EXERCISE OBJECTIVE ->
Make an exact copy of all the material below, apart from the pictures.

-- START EXTRACTED DATA --

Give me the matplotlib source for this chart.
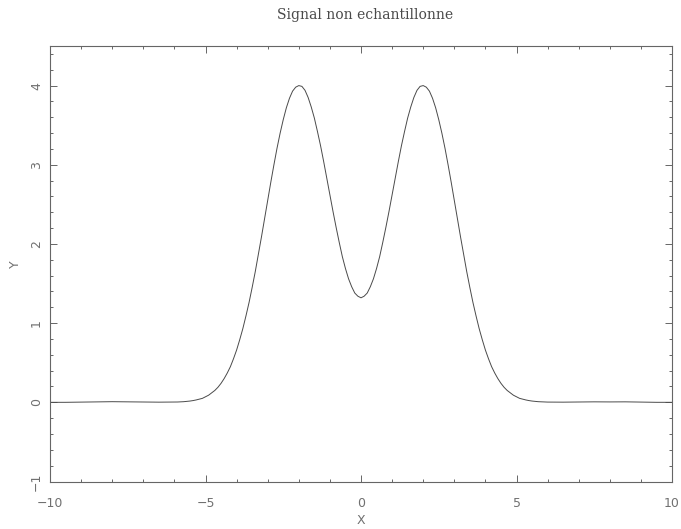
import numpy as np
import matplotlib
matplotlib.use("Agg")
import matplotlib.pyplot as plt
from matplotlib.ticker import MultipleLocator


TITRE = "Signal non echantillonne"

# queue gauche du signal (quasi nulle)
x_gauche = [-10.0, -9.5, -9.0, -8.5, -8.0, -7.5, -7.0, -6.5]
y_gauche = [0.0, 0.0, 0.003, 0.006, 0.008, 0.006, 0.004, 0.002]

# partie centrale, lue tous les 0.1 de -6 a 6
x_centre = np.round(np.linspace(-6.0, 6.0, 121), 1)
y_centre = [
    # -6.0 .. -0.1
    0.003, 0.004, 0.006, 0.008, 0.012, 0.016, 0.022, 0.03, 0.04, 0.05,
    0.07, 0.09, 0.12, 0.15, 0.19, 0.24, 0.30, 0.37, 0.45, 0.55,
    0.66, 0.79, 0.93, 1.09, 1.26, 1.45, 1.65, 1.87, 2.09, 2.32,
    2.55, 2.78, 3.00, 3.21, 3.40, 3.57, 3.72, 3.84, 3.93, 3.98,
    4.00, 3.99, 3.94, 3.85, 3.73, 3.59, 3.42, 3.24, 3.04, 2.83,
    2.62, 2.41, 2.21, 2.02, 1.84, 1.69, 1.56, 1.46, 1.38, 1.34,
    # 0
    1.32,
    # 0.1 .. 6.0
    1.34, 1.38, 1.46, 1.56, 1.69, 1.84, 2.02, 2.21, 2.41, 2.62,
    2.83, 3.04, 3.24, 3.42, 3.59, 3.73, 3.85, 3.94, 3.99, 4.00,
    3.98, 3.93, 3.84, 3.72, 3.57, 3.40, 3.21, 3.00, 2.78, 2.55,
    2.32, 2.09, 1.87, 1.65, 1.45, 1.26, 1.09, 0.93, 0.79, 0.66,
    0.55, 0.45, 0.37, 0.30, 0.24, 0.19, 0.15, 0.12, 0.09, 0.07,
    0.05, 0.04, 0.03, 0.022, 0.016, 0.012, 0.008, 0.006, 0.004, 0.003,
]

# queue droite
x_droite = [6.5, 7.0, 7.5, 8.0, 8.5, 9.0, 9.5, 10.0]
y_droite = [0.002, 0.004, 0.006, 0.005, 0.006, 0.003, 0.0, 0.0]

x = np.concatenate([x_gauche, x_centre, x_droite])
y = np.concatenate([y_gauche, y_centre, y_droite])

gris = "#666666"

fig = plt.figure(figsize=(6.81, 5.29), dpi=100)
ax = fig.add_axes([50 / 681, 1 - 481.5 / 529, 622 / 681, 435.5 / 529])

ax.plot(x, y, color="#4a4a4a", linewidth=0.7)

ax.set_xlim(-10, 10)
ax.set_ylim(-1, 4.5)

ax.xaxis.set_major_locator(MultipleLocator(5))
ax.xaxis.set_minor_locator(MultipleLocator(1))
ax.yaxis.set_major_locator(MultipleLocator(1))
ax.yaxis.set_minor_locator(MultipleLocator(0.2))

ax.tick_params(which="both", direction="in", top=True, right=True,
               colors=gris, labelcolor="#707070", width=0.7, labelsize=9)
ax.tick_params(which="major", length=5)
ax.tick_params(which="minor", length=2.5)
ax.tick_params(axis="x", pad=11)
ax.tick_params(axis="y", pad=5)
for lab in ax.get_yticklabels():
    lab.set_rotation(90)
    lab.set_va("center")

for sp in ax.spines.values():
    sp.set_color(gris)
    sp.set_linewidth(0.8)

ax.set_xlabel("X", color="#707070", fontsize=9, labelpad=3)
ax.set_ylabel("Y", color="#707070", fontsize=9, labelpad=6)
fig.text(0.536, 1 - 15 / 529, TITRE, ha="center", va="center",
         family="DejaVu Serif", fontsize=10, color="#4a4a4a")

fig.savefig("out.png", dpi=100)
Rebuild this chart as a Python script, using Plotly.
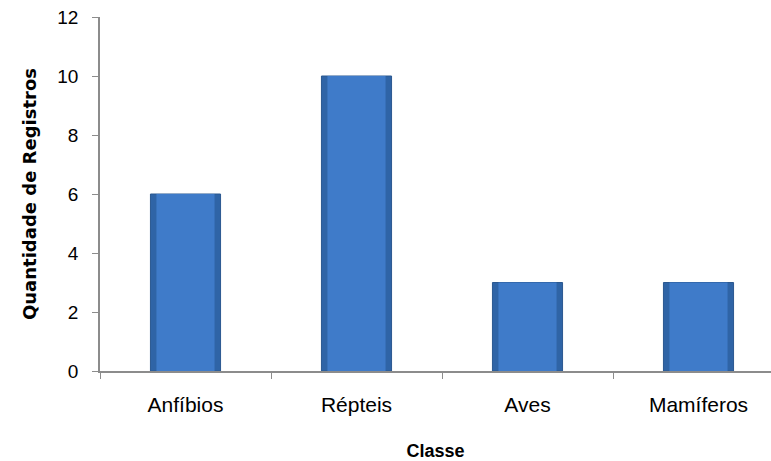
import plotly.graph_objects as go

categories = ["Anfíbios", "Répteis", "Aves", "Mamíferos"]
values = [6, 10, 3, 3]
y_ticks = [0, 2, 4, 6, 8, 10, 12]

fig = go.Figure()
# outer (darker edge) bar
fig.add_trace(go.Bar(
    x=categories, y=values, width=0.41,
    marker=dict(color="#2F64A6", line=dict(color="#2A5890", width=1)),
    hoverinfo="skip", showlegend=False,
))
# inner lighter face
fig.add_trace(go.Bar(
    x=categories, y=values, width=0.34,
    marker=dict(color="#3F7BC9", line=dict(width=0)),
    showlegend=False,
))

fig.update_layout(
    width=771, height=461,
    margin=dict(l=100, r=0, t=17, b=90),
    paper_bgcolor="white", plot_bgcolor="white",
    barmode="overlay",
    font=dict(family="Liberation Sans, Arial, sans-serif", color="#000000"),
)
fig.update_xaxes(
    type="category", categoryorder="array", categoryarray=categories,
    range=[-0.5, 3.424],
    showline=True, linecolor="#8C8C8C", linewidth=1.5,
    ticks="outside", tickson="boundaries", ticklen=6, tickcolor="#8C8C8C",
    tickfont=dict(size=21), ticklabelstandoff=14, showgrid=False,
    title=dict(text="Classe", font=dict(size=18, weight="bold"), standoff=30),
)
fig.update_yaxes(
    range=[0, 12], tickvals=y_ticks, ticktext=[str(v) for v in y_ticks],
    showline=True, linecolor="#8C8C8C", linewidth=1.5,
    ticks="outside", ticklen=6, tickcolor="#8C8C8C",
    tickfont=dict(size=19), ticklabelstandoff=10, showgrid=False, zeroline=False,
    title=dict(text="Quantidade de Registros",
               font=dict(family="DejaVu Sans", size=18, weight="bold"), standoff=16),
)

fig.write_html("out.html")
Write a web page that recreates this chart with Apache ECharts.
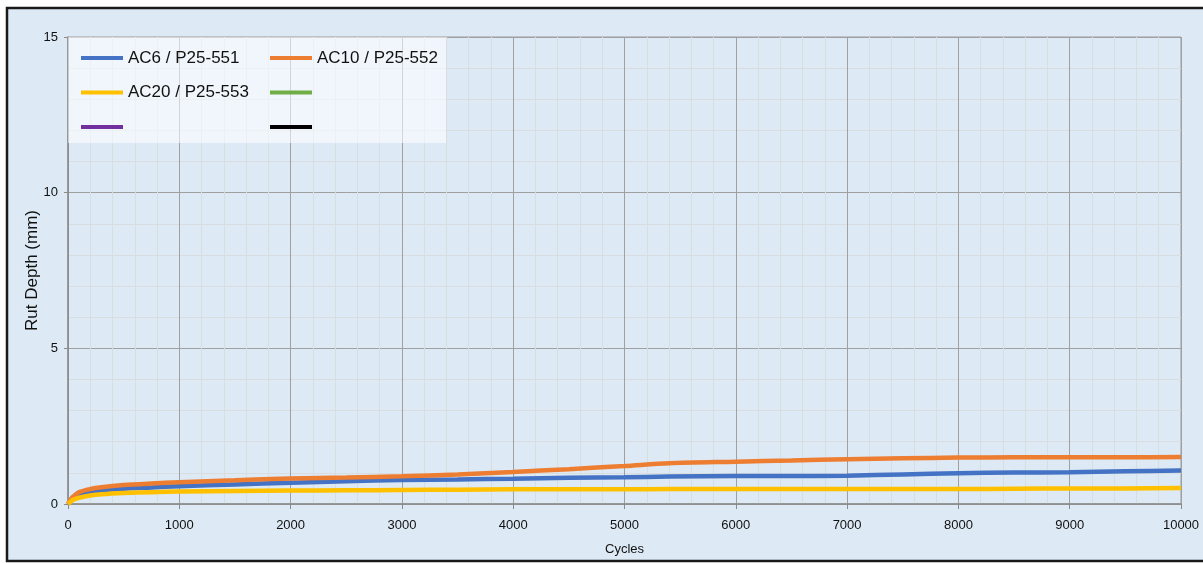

-- END EXTRACTED DATA --

EXERCISE SOLUTION ->
Give me the matplotlib source for this chart.
import numpy as np
import matplotlib
matplotlib.use("Agg")
import matplotlib.pyplot as plt
from matplotlib.ticker import MultipleLocator


TITRE = "Signal non echantillonne"

# queue gauche du signal (quasi nulle)
x_gauche = [-10.0, -9.5, -9.0, -8.5, -8.0, -7.5, -7.0, -6.5]
y_gauche = [0.0, 0.0, 0.003, 0.006, 0.008, 0.006, 0.004, 0.002]

# partie centrale, lue tous les 0.1 de -6 a 6
x_centre = np.round(np.linspace(-6.0, 6.0, 121), 1)
y_centre = [
    # -6.0 .. -0.1
    0.003, 0.004, 0.006, 0.008, 0.012, 0.016, 0.022, 0.03, 0.04, 0.05,
    0.07, 0.09, 0.12, 0.15, 0.19, 0.24, 0.30, 0.37, 0.45, 0.55,
    0.66, 0.79, 0.93, 1.09, 1.26, 1.45, 1.65, 1.87, 2.09, 2.32,
    2.55, 2.78, 3.00, 3.21, 3.40, 3.57, 3.72, 3.84, 3.93, 3.98,
    4.00, 3.99, 3.94, 3.85, 3.73, 3.59, 3.42, 3.24, 3.04, 2.83,
    2.62, 2.41, 2.21, 2.02, 1.84, 1.69, 1.56, 1.46, 1.38, 1.34,
    # 0
    1.32,
    # 0.1 .. 6.0
    1.34, 1.38, 1.46, 1.56, 1.69, 1.84, 2.02, 2.21, 2.41, 2.62,
    2.83, 3.04, 3.24, 3.42, 3.59, 3.73, 3.85, 3.94, 3.99, 4.00,
    3.98, 3.93, 3.84, 3.72, 3.57, 3.40, 3.21, 3.00, 2.78, 2.55,
    2.32, 2.09, 1.87, 1.65, 1.45, 1.26, 1.09, 0.93, 0.79, 0.66,
    0.55, 0.45, 0.37, 0.30, 0.24, 0.19, 0.15, 0.12, 0.09, 0.07,
    0.05, 0.04, 0.03, 0.022, 0.016, 0.012, 0.008, 0.006, 0.004, 0.003,
]

# queue droite
x_droite = [6.5, 7.0, 7.5, 8.0, 8.5, 9.0, 9.5, 10.0]
y_droite = [0.002, 0.004, 0.006, 0.005, 0.006, 0.003, 0.0, 0.0]

x = np.concatenate([x_gauche, x_centre, x_droite])
y = np.concatenate([y_gauche, y_centre, y_droite])

gris = "#666666"

fig = plt.figure(figsize=(6.81, 5.29), dpi=100)
ax = fig.add_axes([50 / 681, 1 - 481.5 / 529, 622 / 681, 435.5 / 529])

ax.plot(x, y, color="#4a4a4a", linewidth=0.7)

ax.set_xlim(-10, 10)
ax.set_ylim(-1, 4.5)

ax.xaxis.set_major_locator(MultipleLocator(5))
ax.xaxis.set_minor_locator(MultipleLocator(1))
ax.yaxis.set_major_locator(MultipleLocator(1))
ax.yaxis.set_minor_locator(MultipleLocator(0.2))

ax.tick_params(which="both", direction="in", top=True, right=True,
               colors=gris, labelcolor="#707070", width=0.7, labelsize=9)
ax.tick_params(which="major", length=5)
ax.tick_params(which="minor", length=2.5)
ax.tick_params(axis="x", pad=11)
ax.tick_params(axis="y", pad=5)
for lab in ax.get_yticklabels():
    lab.set_rotation(90)
    lab.set_va("center")

for sp in ax.spines.values():
    sp.set_color(gris)
    sp.set_linewidth(0.8)

ax.set_xlabel("X", color="#707070", fontsize=9, labelpad=3)
ax.set_ylabel("Y", color="#707070", fontsize=9, labelpad=6)
fig.text(0.536, 1 - 15 / 529, TITRE, ha="center", va="center",
         family="DejaVu Serif", fontsize=10, color="#4a4a4a")

fig.savefig("out.png", dpi=100)
Rebuild this chart as a Python script, using Plotly.
import plotly.graph_objects as go

categories = ["Anfíbios", "Répteis", "Aves", "Mamíferos"]
values = [6, 10, 3, 3]
y_ticks = [0, 2, 4, 6, 8, 10, 12]

fig = go.Figure()
# outer (darker edge) bar
fig.add_trace(go.Bar(
    x=categories, y=values, width=0.41,
    marker=dict(color="#2F64A6", line=dict(color="#2A5890", width=1)),
    hoverinfo="skip", showlegend=False,
))
# inner lighter face
fig.add_trace(go.Bar(
    x=categories, y=values, width=0.34,
    marker=dict(color="#3F7BC9", line=dict(width=0)),
    showlegend=False,
))

fig.update_layout(
    width=771, height=461,
    margin=dict(l=100, r=0, t=17, b=90),
    paper_bgcolor="white", plot_bgcolor="white",
    barmode="overlay",
    font=dict(family="Liberation Sans, Arial, sans-serif", color="#000000"),
)
fig.update_xaxes(
    type="category", categoryorder="array", categoryarray=categories,
    range=[-0.5, 3.424],
    showline=True, linecolor="#8C8C8C", linewidth=1.5,
    ticks="outside", tickson="boundaries", ticklen=6, tickcolor="#8C8C8C",
    tickfont=dict(size=21), ticklabelstandoff=14, showgrid=False,
    title=dict(text="Classe", font=dict(size=18, weight="bold"), standoff=30),
)
fig.update_yaxes(
    range=[0, 12], tickvals=y_ticks, ticktext=[str(v) for v in y_ticks],
    showline=True, linecolor="#8C8C8C", linewidth=1.5,
    ticks="outside", ticklen=6, tickcolor="#8C8C8C",
    tickfont=dict(size=19), ticklabelstandoff=10, showgrid=False, zeroline=False,
    title=dict(text="Quantidade de Registros",
               font=dict(family="DejaVu Sans", size=18, weight="bold"), standoff=16),
)

fig.write_html("out.html")
Write a web page that recreates this chart with Apache ECharts.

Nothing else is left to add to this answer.